# Airbnb Models

Alex Bass (ujb3bu)



## 5.10 Final Project Ungraded Assignment
At this point in the course, you should be training and evaluating models. Please create a Jupyter Notebook containing a concise summary of your dataset (described in submission instructions).  

At a minimum, the file should include a summary containing:

- Number of records
- Number of columns
- Statistical summary of response variable
- Statistical summary of potential predictor variables (if there are a large number of predictors, select the top 10)
    - Note: Summarize categorical variables with counts and percentages for each level and summarize numerical variables with mean/quantiles/standard deviation.
- Include up to five helpful graphs

In [19]:
# Imports
import os
from pyspark.sql import SparkSession
from pyspark.sql.types import StructType, StructField, StringType, IntegerType, DoubleType
import pyspark.sql.functions as fn

In [20]:
%matplotlib inline
import matplotlib.pyplot as plt

In [21]:
# Start spark session
spark = SparkSession.builder.getOrCreate()
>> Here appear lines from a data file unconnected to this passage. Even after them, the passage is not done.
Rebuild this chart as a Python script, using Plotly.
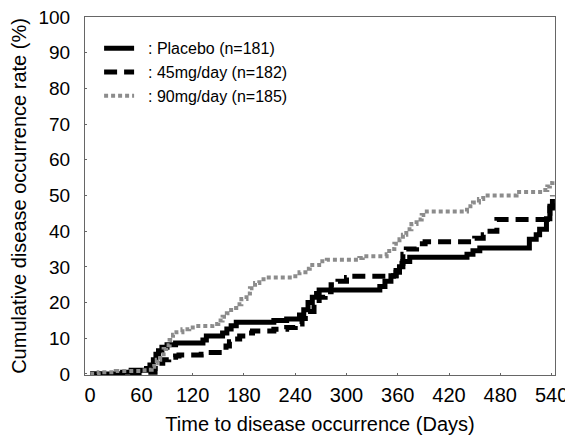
import plotly.graph_objects as go

# Placebo (n=181)
placebo_days = [0, 38, 48, 62, 66, 70, 74, 77, 80, 84, 90, 100, 132, 136, 155, 160, 165, 171, 206, 215, 230,
                245, 250, 255, 260, 265, 268, 339, 345, 352, 358, 362, 366, 374, 441, 448, 456, 511, 514, 522,
                526, 534, 538, 541]
placebo_vals = [0, 0.5, 1.0, 1.0, 1.5, 2.5, 4, 5.5, 6.5, 7.5, 8.2, 8.7, 9.5, 10.6, 11.5, 12.6, 13.5, 14.5, 14.5,
                15, 15.4, 16.5, 18, 20, 21.5, 22.5, 23.5, 24.5, 26, 27.5, 28.5, 30, 31.5, 32.7, 33.5, 34.5, 35.3,
                35.3, 37.7, 39, 40.5, 43.5, 46.5, 49]

# 45mg/day (n=182)
mg45_days = [0, 55, 65, 72, 76, 80, 85, 92, 100, 104, 130, 136, 155, 159, 163, 167, 175, 183, 190, 215, 230, 240,
             248, 255, 262, 268, 275, 282, 290, 300, 304, 355, 358, 362, 366, 370, 382, 392, 445, 450, 460, 468,
             476, 530, 535, 538, 541]
mg45_vals = [0, 0.3, 0.5, 0.5, 1.5, 3, 4, 4.7, 5, 5.3, 5.5, 6, 6, 7.8, 9, 9.8, 10.6, 11.5, 12, 12.5, 13, 14,
             15.5, 17.5, 19.5, 21.5, 23, 25, 26, 27, 27.4, 27.5, 29, 31, 33.5, 35, 36.5, 37, 37, 38, 39, 40,
             43.3, 43.3, 45, 47, 50]

# 90mg/day (n=185)
mg90_days = [0, 10, 30, 60, 68, 72, 75, 78, 82, 86, 89, 93, 97, 101, 108, 116, 124, 143, 150, 155, 160, 165, 171,
             177, 183, 187, 193, 198, 206, 237, 245, 252, 257, 268, 277, 315, 319, 347, 350, 356, 362, 366, 370,
             376, 382, 388, 394, 441, 445, 448, 455, 460, 495, 499, 530, 535, 538, 541]
mg90_vals = [0, 0.5, 0.8, 1, 1.2, 2, 3, 4, 5.5, 7, 8, 9.5, 11, 11.7, 12.5, 13, 13.4, 14, 15, 16, 17, 18.5, 19.5,
             21, 22.5, 24, 25.5, 26.5, 27, 27.4, 28.5, 29.5, 30.5, 31.6, 32, 32.5, 33, 33.5, 35, 36.5, 37.7, 39,
             40.5, 42, 43.3, 44.5, 45.5, 46, 47, 48, 49, 50, 50, 51, 51.5, 52.5, 53.5, 54]

x_ticks = [0, 60, 120, 180, 240, 300, 360, 420, 480, 540]
y_ticks = [0, 10, 20, 30, 40, 50, 60, 70, 80, 90, 100]

FONT = "Liberation Sans, Arial, sans-serif"

fig = go.Figure()
fig.add_trace(go.Scatter(x=placebo_days, y=placebo_vals, mode="lines", line_shape="hv",
                         line=dict(color="black", width=5), name="  : Placebo (n=181)"))
fig.add_trace(go.Scatter(x=mg45_days, y=mg45_vals, mode="lines", line_shape="hv",
                         line=dict(color="black", width=5, dash="13px,7px"), name="  : 45mg/day (n=182)"))
fig.add_trace(go.Scatter(x=mg90_days, y=mg90_vals, mode="lines", line_shape="hv",
                         line=dict(color="#8c8c8c", width=4, dash="4px,3px"), name="  : 90mg/day (n=185)"))

# The page body keeps its default 8px margin, so the figure is 8px smaller on each axis.
fig.update_layout(
    width=565, height=433,
    margin=dict(l=77, r=18, t=9, b=66),
    paper_bgcolor="white", plot_bgcolor="white",
    font=dict(family=FONT, color="black"),
    showlegend=True,
    legend=dict(x=0.03, y=0.96, xanchor="left", yanchor="top", bgcolor="rgba(0,0,0,0)",
                font=dict(size=16, family=FONT), tracegroupgap=0, itemwidth=30),
    xaxis=dict(range=[-6, 544], tickvals=x_ticks, ticktext=[str(v) for v in x_ticks],
               showgrid=False, zeroline=False, showline=True, linecolor="#666", linewidth=1, mirror=True,
               ticks="inside", ticklen=2, tickcolor="#666", tickfont=dict(size=20),
               ticklabelstandoff=2, automargin=False, ticklabeloverflow="allow",
               title=dict(text="Time to disease occurrence (Days)", font=dict(size=20), standoff=11)),
    yaxis=dict(range=[-0.3, 100], tickvals=y_ticks, ticktext=[str(v) for v in y_ticks],
               showgrid=False, zeroline=False, showline=True, linecolor="#666", linewidth=1, mirror=True,
               ticks="inside", ticklen=2, tickcolor="#666", tickfont=dict(size=19),
               ticklabelstandoff=10, automargin=False, ticklabeloverflow="allow",
               title=dict(text="Cumulative disease occurrence rate (%)", font=dict(size=20), standoff=6)),
)

fig.write_html("out.html")
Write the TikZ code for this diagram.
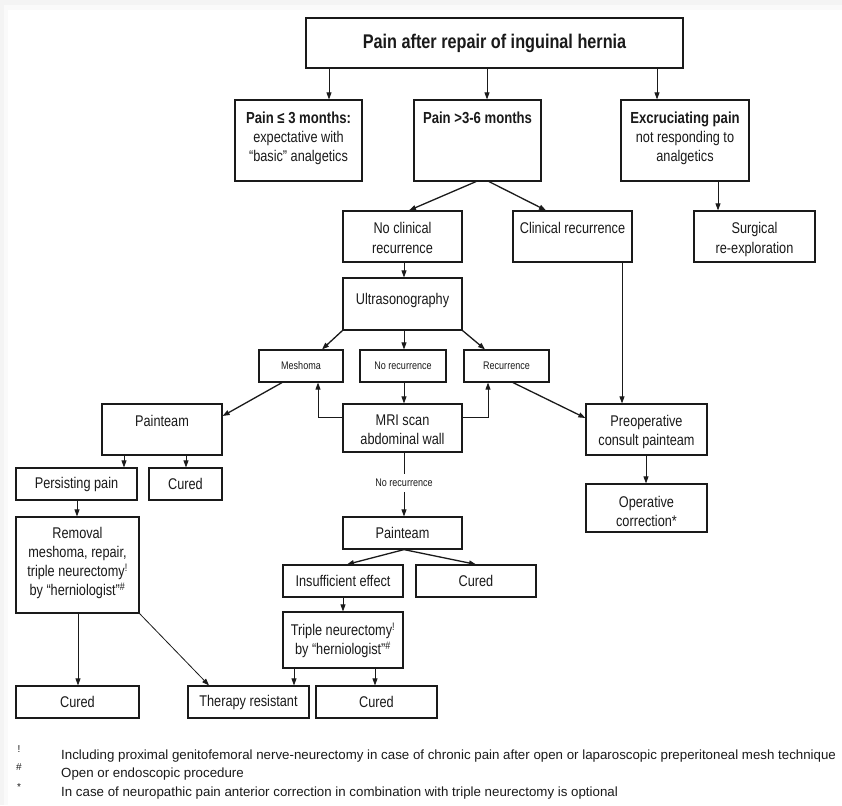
\documentclass[tikz,border=0pt]{standalone}
\usepackage{fontspec}
\setmainfont{Liberation Sans}
\newfontfamily\narrowfont[FakeStretch=0.82]{Liberation Sans}
\usetikzlibrary{arrows.meta}
\definecolor{ink}{HTML}{1A1A1A}
\tikzset{
  box/.style={draw=ink, line width=1.2pt, inner sep=0pt},
  txt/.style={font=\narrowfont\fontsize{15.5}{19.2}\selectfont, align=center, inner sep=0pt, text=ink},
  small/.style={font=\narrowfont\fontsize{11}{13}\selectfont, align=center, inner sep=0pt, text=ink},
  ar/.style={-{Triangle[length=7pt,width=5pt]}, line width=0.8pt, draw=ink},
  ard/.style={ar, line width=1.3pt},
  foot/.style={font=\fontsize{13.3}{16}\selectfont, anchor=west, inner sep=0pt, text=ink},
  fsym/.style={font=\fontsize{10}{10}\selectfont, inner sep=0pt, text=ink},
}
\newcommand\bxt[7]{%
  \node[box, minimum width={#4-#2}, minimum height={#5-#3}] (#1) at ({(#2+#4)/2},{(#3+#5)/2}) {};
  \node[txt, anchor=north] (#1-t) at ([yshift=-#6pt]#1.north) {#7};}
\newcommand\bxc[7][txt]{%
  \node[box, #1, minimum width={#5-#3}, minimum height={#6-#4}] (#2) at ({(#3+#5)/2},{(#4+#6)/2}) {#7};}
\newcommand\hd[1]{{\bfseries\fontsize{16}{19.2}\selectfont #1}}
\begin{document}
\begin{tikzpicture}[x=1pt,y=-1pt]
\useasboundingbox (0,0) rectangle (842,805);
\fill[gray!9] (0,0) rectangle (842,805);
\fill[gray!4] (4,5) rectangle (842,805);
\fill[white] (8,10) rectangle (842,805);

% title
\node[box, minimum width=377, minimum height=50, font=\narrowfont\bfseries\fontsize{19.8}{23}\selectfont, text=ink] (title) at (494.5,43) {Pain after repair of inguinal hernia};

% row 1
\bxt{b1}{235}{100}{362}{181}{12}{\hd{Pain ≤ 3 months:}\\expectative with\\“basic” analgetics}
\bxt{b2}{414}{100}{541}{181}{12}{\hd{Pain >3-6 months}}
\bxt{b3}{621}{100}{749}{181}{12}{\hd{Excruciating pain}\\not responding to\\analgetics}

% row 2
\bxt{nc}{343}{211}{462}{262}{12}{No clinical\\recurrence}
\bxt{cr}{513}{211}{632}{262}{12}{Clinical recurrence}
\bxt{se}{694}{211}{815}{262}{12}{Surgical\\re-exploration}

\bxt{us}{343}{278}{462}{330}{16}{Ultrasonography}

\bxc[small]{me}{259}{350}{343}{382}{Meshoma}
\bxc[small]{nr}{360}{350}{446}{382}{No recurrence}
\bxc[small]{re}{464}{350}{549}{382}{Recurrence}

\bxt{pt1}{102}{404}{222}{455}{11.5}{Painteam}
\bxt{mri}{343}{404}{462}{452}{11.5}{MRI scan\\abdominal wall}
\bxt{pre}{586}{404}{707}{455}{11.5}{Preoperative\\consult painteam}

\bxc{pp}{16}{468}{137}{500}{Persisting pain}
\bxc{cu1}{149}{468}{222}{500}{Cured}
\bxt{op}{586}{484}{707}{532}{12.5}{Operative\\correction*}

\node[small, inner ysep=5pt] (nrl) at (404,483) {No recurrence};

\bxt{rm}{16}{517}{139}{613}{10.5}{Removal\\meshoma, repair,\\triple neurectomy\textsuperscript{!}\\by “herniologist”\textsuperscript{\#}}
\bxc{pt2}{343}{517}{462}{549}{Painteam}
\bxc{ie}{283}{565}{403}{597}{Insufficient effect}
\bxc{cu2}{416}{565}{536}{597}{Cured}
\bxt{tn}{283}{612}{403}{668}{11.5}{Triple neurectomy\textsuperscript{!}\\by “herniologist”\textsuperscript{\#}}

\bxc{cu3}{16}{686}{139}{718}{Cured}
\bxc{tr}{188}{686}{309}{718}{Therapy resistant}
\bxc{cu4}{316}{686}{437}{718}{Cured}

% connectors
\draw[ar] (329,0 |- title.south) -- (329,0 |- b1.north);
\draw[ar] (487,0 |- title.south) -- (487,0 |- b2.north);
\draw[ar] (657,0 |- title.south) -- (657,0 |- b3.north);
\draw[ard] (476,0 |- b2.south) -- (409,0 |- nc.north);
\draw[ard] (489,0 |- b2.south) -- (546,0 |- cr.north);
\draw[ar] (718,0 |- b3.south) -- (718,0 |- se.north);
\draw[ar] (404,0 |- nc.south) -- (404,0 |- us.north);
\draw[ard] (us.south west) -- (322,0 |- me.north);
\draw[ar] (404,0 |- us.south) -- (404,0 |- nr.north);
\draw[ard] (us.south east) -- (485,0 |- re.north);
\draw[ar] (404,0 |- nr.south) -- (404,0 |- mri.north);
\draw[ar] (mri.west |- 0,417) -| (318,0 |- me.south);
\draw[ar] (mri.east |- 0,417) -| (488,0 |- re.south);
\draw[ard] (282,0 |- me.south) -- (pt1.east |- 0,416);
\draw[ard] (513,0 |- re.south) -- (pre.west |- 0,418);
\draw[ar] (622,0 |- cr.south) -- (622,0 |- pre.north);
\draw[ar] (646,0 |- pre.south) -- (646,0 |- op.north);
\draw[ar] (124,0 |- pt1.south) -- (124,0 |- pp.north);
\draw[ar] (186,0 |- pt1.south) -- (186,0 |- cu1.north);
\draw[ar] (77,0 |- pp.south) -- (77,0 |- rm.north);
\draw[ar] (78,0 |- rm.south) -- (78,0 |- cu3.north);
\draw[ar] (rm.south east) -- (209,0 |- tr.north);
\draw[line width=0.8pt, draw=ink] (404,0 |- mri.south) -- (404,0 |- nrl.north);
\draw[ar] (404,0 |- nrl.south) -- (404,0 |- pt2.north);
\draw[ard] (404,0 |- pt2.south) -- (347,0 |- ie.north);
\draw[ard] (404,0 |- pt2.south) -- (476,0 |- cu2.north);
\draw[ar] (343,0 |- ie.south) -- (343,0 |- tn.north);
\draw[ar] (294,0 |- tn.south) -- (294,0 |- tr.north);
\draw[ar] (375,0 |- tn.south) -- (375,0 |- cu4.north);

% footnotes
\node[fsym] (s1) at (19,749) {!};
\node[fsym] (s2) at (19,767) {\#};
\node[fsym] (s3) at (19,787) {*};
\node[foot] (f1) at (61,756) {Including proximal genitofemoral nerve-neurectomy in case of chronic pain after open or laparoscopic preperitoneal mesh technique};
\node[foot] (f2) at (61,774) {Open or endoscopic procedure};
\node[foot] (f3) at (61,793) {In case of neuropathic pain anterior correction in combination with triple neurectomy is optional};
\end{tikzpicture}
\end{document}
### Reading in Parquet Files
*Note: Don't need to read in a schema because this information is stored in the parquet file and applied when loaded*

In [22]:
# Read data in json format
train = spark.read.option("header",True).parquet("./data_preprocessed/train_data.parquet")
test = spark.read.option("header",True).parquet("./data_preprocessed/test_data.parquet")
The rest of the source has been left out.